Direction —
Extract the lines from the start through the line that holds "ticklabelstandoff=8)", both included, omitting all images.

Data provided —
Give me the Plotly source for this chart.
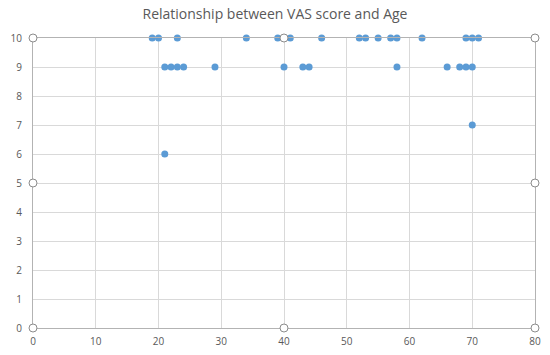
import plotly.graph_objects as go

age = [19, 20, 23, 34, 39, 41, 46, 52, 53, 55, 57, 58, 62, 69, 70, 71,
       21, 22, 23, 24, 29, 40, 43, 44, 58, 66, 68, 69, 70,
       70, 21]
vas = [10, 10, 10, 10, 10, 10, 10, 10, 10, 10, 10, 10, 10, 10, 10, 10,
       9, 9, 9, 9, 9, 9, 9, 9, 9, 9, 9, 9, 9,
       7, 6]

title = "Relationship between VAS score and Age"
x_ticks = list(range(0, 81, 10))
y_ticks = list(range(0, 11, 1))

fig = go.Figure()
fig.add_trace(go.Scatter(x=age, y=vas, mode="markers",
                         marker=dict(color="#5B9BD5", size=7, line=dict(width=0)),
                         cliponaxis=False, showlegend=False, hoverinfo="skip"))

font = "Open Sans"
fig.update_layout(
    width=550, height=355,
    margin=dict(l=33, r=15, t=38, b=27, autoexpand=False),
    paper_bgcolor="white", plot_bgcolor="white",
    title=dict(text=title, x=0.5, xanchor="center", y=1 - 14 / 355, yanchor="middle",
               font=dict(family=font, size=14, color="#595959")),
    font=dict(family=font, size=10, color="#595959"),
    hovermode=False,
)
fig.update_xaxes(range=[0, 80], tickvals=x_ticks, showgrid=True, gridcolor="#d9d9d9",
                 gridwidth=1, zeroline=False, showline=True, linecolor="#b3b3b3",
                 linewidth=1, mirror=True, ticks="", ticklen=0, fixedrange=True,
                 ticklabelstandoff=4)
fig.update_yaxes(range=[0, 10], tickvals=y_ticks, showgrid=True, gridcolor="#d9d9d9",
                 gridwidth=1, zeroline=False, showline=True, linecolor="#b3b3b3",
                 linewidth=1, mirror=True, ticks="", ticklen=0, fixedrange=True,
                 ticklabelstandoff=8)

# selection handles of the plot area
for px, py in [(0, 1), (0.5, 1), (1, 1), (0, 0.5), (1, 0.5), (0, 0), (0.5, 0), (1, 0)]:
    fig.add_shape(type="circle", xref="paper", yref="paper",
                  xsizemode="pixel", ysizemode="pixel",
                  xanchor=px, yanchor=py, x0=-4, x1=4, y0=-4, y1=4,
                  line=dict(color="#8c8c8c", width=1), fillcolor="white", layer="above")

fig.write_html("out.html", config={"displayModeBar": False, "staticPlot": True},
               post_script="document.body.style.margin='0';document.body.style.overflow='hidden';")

The result —
Give me the Plotly source for this chart.
import plotly.graph_objects as go

age = [19, 20, 23, 34, 39, 41, 46, 52, 53, 55, 57, 58, 62, 69, 70, 71,
       21, 22, 23, 24, 29, 40, 43, 44, 58, 66, 68, 69, 70,
       70, 21]
vas = [10, 10, 10, 10, 10, 10, 10, 10, 10, 10, 10, 10, 10, 10, 10, 10,
       9, 9, 9, 9, 9, 9, 9, 9, 9, 9, 9, 9, 9,
       7, 6]

title = "Relationship between VAS score and Age"
x_ticks = list(range(0, 81, 10))
y_ticks = list(range(0, 11, 1))

fig = go.Figure()
fig.add_trace(go.Scatter(x=age, y=vas, mode="markers",
                         marker=dict(color="#5B9BD5", size=7, line=dict(width=0)),
                         cliponaxis=False, showlegend=False, hoverinfo="skip"))

font = "Open Sans"
fig.update_layout(
    width=550, height=355,
    margin=dict(l=33, r=15, t=38, b=27, autoexpand=False),
    paper_bgcolor="white", plot_bgcolor="white",
    title=dict(text=title, x=0.5, xanchor="center", y=1 - 14 / 355, yanchor="middle",
               font=dict(family=font, size=14, color="#595959")),
    font=dict(family=font, size=10, color="#595959"),
    hovermode=False,
)
fig.update_xaxes(range=[0, 80], tickvals=x_ticks, showgrid=True, gridcolor="#d9d9d9",
                 gridwidth=1, zeroline=False, showline=True, linecolor="#b3b3b3",
                 linewidth=1, mirror=True, ticks="", ticklen=0, fixedrange=True,
                 ticklabelstandoff=4)
fig.update_yaxes(range=[0, 10], tickvals=y_ticks, showgrid=True, gridcolor="#d9d9d9",
                 gridwidth=1, zeroline=False, showline=True, linecolor="#b3b3b3",
                 linewidth=1, mirror=True, ticks="", ticklen=0, fixedrange=True,
                 ticklabelstandoff=8)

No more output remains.